On September 1, 2023, MassDEP issued final amendments to the Massachusetts Contingency Plan (“MCP”), the regulations governing the cleanup of releases of hazardous material and oil spills at contaminated properties. The MCP amendments, which will take effect on March 1, 2024, will now require the consideration of foreseeable climate change impacts and how they may affect the status of completed remediation actions.
The changes to the regulatory text are minor but they will significantly affect the performance of response actions under the MCP. For example, the amendments revise the definition of a Conceptual Site Model (“CSM”) in 310 CMR 40.0006(12) so that licensed site professionals (“LSPs”) must begin “assessing current and foreseeable future site characteristics and risk” when developing the CSM framework (new language in bold).
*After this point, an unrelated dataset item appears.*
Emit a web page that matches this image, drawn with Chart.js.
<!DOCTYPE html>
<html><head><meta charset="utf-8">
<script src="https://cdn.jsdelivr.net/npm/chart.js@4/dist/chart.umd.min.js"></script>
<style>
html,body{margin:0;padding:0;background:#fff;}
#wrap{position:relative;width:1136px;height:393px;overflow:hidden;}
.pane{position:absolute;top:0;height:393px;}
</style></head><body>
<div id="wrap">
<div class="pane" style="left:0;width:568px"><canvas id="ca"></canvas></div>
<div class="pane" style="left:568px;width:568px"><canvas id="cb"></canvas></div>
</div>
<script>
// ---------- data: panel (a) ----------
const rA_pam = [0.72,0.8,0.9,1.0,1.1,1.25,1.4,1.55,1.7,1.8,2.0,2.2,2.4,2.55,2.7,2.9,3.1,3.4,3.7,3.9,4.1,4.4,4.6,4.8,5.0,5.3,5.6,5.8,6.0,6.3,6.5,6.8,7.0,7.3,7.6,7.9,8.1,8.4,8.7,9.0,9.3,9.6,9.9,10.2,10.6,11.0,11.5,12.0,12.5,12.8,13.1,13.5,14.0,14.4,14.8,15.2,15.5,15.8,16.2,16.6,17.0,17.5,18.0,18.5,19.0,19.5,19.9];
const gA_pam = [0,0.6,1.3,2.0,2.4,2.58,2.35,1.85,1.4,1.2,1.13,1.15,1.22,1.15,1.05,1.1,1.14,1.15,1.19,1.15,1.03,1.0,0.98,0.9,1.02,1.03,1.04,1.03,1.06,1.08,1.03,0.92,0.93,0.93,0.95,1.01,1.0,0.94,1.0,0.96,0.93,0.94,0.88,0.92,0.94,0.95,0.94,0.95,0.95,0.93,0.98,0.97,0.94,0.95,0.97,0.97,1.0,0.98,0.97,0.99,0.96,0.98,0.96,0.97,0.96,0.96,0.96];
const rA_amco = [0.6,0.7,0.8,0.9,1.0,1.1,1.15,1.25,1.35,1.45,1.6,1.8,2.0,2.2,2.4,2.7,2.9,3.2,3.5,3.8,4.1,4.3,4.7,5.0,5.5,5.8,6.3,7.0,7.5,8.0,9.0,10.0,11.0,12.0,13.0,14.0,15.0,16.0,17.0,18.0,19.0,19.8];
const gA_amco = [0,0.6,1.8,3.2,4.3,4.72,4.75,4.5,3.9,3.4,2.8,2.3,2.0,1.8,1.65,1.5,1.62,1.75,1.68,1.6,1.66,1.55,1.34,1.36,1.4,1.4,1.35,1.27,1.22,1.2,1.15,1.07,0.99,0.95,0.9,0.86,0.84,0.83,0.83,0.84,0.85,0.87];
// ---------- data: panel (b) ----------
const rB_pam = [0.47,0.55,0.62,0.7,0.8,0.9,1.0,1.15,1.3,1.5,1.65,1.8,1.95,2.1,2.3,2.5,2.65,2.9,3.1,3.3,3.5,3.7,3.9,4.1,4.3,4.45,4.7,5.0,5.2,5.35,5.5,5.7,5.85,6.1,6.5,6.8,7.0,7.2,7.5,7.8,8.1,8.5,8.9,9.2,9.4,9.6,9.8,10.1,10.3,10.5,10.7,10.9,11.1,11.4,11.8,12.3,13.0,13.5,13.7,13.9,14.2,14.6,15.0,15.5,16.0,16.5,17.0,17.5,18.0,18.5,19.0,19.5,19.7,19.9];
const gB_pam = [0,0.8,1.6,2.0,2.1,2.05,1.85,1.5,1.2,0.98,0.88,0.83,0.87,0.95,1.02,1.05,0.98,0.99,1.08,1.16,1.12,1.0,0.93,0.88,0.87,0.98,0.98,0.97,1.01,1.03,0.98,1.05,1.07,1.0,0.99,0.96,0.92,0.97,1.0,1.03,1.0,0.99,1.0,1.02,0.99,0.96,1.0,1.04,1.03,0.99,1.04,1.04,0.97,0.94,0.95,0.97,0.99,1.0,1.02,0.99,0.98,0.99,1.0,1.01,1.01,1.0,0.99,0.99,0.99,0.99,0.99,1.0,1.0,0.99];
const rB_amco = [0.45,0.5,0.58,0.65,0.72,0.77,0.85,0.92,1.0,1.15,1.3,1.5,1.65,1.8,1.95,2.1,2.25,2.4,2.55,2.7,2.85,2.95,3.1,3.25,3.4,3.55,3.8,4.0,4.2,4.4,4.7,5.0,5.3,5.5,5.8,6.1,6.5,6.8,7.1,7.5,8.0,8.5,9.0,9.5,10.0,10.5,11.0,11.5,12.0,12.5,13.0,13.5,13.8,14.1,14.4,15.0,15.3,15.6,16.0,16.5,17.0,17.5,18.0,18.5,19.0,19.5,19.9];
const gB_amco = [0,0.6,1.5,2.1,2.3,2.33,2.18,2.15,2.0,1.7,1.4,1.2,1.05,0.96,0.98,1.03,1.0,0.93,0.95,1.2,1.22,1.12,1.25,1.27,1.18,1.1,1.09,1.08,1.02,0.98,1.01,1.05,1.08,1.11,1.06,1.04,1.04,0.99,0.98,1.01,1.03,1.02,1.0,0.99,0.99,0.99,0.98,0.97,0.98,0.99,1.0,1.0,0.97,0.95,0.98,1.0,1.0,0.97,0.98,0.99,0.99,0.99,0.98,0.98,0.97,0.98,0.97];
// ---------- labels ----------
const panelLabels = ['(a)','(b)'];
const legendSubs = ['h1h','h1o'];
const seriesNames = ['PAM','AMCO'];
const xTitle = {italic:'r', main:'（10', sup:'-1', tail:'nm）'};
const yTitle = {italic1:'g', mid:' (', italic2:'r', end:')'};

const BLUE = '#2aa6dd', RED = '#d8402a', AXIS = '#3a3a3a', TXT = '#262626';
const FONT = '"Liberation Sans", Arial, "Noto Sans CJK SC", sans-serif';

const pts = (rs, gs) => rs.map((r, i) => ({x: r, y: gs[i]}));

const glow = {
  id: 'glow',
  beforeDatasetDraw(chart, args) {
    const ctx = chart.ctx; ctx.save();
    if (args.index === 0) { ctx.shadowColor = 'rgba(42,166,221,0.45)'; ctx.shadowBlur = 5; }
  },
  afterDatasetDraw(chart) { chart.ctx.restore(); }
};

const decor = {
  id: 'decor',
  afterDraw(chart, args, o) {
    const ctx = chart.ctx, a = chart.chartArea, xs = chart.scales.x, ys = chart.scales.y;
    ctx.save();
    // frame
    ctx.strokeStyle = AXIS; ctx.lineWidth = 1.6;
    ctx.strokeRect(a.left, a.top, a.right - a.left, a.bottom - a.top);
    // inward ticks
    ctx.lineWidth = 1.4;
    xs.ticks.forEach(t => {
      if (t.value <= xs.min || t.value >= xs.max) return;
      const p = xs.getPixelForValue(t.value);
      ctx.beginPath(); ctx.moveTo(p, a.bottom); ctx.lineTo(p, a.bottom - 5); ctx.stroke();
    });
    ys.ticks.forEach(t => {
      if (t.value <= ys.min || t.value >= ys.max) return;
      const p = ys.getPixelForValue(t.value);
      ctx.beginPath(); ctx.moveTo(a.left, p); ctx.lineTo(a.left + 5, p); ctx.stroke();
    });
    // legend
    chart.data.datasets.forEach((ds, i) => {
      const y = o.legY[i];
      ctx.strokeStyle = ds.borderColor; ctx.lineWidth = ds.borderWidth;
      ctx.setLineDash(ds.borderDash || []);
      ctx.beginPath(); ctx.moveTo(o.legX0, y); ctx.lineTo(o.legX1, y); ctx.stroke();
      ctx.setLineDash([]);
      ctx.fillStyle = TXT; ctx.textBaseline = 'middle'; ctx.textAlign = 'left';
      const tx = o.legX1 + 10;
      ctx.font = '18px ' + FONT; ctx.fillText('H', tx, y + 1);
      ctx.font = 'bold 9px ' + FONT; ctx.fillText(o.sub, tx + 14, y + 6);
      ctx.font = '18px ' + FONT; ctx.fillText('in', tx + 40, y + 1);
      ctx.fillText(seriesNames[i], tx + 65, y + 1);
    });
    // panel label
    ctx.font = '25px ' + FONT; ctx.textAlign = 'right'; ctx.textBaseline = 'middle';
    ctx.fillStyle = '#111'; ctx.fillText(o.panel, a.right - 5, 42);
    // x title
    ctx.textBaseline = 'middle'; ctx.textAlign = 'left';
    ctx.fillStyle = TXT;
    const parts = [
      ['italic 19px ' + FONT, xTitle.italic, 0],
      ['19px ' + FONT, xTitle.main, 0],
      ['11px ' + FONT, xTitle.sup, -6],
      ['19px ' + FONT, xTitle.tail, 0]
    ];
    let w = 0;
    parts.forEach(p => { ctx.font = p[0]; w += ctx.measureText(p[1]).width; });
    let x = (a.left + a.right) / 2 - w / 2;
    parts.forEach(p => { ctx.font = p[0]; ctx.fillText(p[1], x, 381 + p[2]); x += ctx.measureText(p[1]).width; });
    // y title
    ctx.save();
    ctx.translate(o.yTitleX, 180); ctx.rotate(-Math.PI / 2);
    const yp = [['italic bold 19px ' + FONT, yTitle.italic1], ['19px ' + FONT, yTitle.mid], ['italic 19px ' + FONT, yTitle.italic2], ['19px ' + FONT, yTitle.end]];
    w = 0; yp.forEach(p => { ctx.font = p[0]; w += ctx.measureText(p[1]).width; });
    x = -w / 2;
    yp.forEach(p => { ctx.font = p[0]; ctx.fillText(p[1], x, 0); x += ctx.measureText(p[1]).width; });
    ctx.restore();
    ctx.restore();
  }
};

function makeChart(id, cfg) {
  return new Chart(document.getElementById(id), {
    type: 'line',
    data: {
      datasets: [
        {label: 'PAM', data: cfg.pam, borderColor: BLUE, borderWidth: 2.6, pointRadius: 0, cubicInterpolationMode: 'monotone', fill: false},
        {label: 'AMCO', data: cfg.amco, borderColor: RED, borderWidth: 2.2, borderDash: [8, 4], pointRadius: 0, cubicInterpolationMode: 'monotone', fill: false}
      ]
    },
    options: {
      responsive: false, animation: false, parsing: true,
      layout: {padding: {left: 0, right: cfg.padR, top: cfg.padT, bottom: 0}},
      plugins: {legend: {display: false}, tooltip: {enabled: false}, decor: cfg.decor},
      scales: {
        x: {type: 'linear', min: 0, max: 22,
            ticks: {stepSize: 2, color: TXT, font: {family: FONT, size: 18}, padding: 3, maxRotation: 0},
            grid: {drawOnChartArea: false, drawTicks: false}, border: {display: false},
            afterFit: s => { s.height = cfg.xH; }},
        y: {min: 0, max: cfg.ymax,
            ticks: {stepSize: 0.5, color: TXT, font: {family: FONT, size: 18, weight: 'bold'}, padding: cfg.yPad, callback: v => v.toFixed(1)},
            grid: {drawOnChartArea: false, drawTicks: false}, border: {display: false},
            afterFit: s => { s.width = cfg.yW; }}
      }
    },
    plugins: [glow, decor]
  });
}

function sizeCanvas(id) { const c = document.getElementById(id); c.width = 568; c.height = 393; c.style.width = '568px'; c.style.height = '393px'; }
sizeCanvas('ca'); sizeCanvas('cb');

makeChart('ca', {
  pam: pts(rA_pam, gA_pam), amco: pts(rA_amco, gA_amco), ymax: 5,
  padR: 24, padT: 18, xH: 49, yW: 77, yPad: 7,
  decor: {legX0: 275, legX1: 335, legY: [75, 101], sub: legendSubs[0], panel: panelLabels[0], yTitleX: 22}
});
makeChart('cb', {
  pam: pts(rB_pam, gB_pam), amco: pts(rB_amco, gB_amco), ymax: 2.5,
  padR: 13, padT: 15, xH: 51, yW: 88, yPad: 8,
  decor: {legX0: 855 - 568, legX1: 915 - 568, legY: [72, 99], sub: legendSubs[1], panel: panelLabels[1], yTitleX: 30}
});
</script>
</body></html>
Also, the amendments add new language to the Response Action Performance Standard in 310 CMR 40.0191 to require the “use of accurate and up-to-date methods, models, standards and practices, equipment and technologies” in conducting response actions and to expressly include the consideration of “response actions that incorporate climate change resilience to the extent practicable and consistent with response action requirements” when performing cleanups under the MCP. Finally, the amendments expressly incorporate climate change considerations into the definition of a “foreseeable period of time” in the context of a Permanent Solution in 310 CMR 40.1005(1):
A Permanent Solution shall ensure a level of control of each identified substance of concern at a site or in the surrounding environment such that no such substance of concern shall present a significant risk of harm to health, safety, public welfare or the environment during any foreseeable period of time, considering existing site conditions and reasonably foreseeable future changes in site conditions, including anticipated impacts associated with climate change.
Far from a major overhaul of the MCP, the amendments are a targeted integration of climate change considerations into the existing structure of the regulations.
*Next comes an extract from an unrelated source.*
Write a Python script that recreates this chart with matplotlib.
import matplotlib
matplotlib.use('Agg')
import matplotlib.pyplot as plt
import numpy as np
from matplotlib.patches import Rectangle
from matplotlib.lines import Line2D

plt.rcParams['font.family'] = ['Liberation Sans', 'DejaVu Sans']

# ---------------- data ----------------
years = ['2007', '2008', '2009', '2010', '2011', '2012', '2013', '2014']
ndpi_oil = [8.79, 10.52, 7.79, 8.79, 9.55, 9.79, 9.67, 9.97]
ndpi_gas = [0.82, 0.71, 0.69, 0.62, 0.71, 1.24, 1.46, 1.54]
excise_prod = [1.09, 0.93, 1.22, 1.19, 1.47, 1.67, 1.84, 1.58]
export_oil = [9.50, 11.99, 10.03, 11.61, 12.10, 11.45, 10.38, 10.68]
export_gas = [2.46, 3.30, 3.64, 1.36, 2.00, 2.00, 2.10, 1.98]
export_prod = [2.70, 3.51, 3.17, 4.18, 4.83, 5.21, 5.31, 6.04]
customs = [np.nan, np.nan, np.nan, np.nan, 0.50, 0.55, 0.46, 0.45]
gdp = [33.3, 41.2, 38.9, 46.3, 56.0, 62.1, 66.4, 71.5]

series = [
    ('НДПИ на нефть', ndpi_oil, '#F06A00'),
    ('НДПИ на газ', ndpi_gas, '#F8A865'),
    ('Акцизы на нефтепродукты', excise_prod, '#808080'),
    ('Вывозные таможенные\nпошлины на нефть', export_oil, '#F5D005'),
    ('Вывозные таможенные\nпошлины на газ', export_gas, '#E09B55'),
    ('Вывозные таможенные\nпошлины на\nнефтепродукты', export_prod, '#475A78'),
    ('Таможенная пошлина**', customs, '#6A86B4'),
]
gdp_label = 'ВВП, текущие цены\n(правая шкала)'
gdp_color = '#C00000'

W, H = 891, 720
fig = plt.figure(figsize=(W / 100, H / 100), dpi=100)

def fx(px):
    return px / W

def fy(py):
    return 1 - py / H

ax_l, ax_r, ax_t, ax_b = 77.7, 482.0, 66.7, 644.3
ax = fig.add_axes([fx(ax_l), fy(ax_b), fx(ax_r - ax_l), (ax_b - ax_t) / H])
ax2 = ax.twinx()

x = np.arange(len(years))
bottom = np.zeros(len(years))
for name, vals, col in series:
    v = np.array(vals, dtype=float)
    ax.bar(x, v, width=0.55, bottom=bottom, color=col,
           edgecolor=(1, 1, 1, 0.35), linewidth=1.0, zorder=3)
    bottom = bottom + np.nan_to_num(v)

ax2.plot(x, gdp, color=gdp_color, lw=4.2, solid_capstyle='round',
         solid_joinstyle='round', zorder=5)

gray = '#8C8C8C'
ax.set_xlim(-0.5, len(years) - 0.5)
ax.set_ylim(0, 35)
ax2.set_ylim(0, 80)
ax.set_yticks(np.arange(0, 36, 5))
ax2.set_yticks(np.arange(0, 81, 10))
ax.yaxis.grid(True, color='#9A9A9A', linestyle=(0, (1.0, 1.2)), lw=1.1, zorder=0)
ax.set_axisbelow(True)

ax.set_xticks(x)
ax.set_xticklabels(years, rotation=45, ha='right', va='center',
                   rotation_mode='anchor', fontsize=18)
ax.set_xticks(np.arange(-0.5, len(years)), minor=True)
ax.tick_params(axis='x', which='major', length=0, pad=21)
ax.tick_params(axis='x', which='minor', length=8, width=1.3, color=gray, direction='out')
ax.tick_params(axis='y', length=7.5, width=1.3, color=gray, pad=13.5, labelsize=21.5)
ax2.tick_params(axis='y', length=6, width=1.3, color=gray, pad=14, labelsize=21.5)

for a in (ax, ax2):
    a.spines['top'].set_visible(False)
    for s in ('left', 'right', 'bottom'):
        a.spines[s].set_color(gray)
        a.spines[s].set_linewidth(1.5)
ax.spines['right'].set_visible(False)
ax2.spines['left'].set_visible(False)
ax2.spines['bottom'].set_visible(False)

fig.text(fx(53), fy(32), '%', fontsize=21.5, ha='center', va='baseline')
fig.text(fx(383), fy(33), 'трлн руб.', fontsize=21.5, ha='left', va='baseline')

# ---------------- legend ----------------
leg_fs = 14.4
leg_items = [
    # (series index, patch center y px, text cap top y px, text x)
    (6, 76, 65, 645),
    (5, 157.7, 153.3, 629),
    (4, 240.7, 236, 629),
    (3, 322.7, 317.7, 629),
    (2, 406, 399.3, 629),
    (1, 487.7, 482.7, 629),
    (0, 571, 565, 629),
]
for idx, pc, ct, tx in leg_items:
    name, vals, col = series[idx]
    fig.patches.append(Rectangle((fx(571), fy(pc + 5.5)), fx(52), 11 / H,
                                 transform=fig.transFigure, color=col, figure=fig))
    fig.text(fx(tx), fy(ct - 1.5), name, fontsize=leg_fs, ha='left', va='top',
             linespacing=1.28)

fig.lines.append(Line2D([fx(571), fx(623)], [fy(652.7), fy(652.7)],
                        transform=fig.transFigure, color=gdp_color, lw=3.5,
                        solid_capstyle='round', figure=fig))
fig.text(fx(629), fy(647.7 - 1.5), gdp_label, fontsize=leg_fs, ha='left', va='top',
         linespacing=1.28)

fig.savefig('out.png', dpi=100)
The Licensed Site Professional Association (“LSPA”), the trade association of the scientists, engineers, and public health specialists licensed by the Commonwealth to oversee the assessment and cleanup under the MCP, has been spearheading the effort to ensure a smooth implementation of the new climate change amendments. The LSPA has developed a toolkit for LSPs to assess the vulnerability of a contaminated site, evaluate potential impacts to contaminants of concern, and consider site-specific options to mitigate any impacts.
Vulnerability is a function of a site’s exposure to climate change impacts—in particular, changes in precipitation, temperature, sea level rise, and extreme weather events, the major impacts associated with climate change as defined in the Commonwealth’s 2018 State Hazard Mitigation and Climate Adaptation Plan (“SHMCAP”)—and the risks to contaminated sites associated with these impacts. The LSPA toolkit includes a climate change risk evaluation flow chart, a vulnerability assessment checklist, case studies, and technical resources for LSPs to use in determining whether a particular contaminated site requires further response actions after having achieved a Permanent Solution and site closure. It should prove to be an invaluable resource to LSPs as they navigate the future concerns of property owners, site operators, and other parties involved with contaminated sites.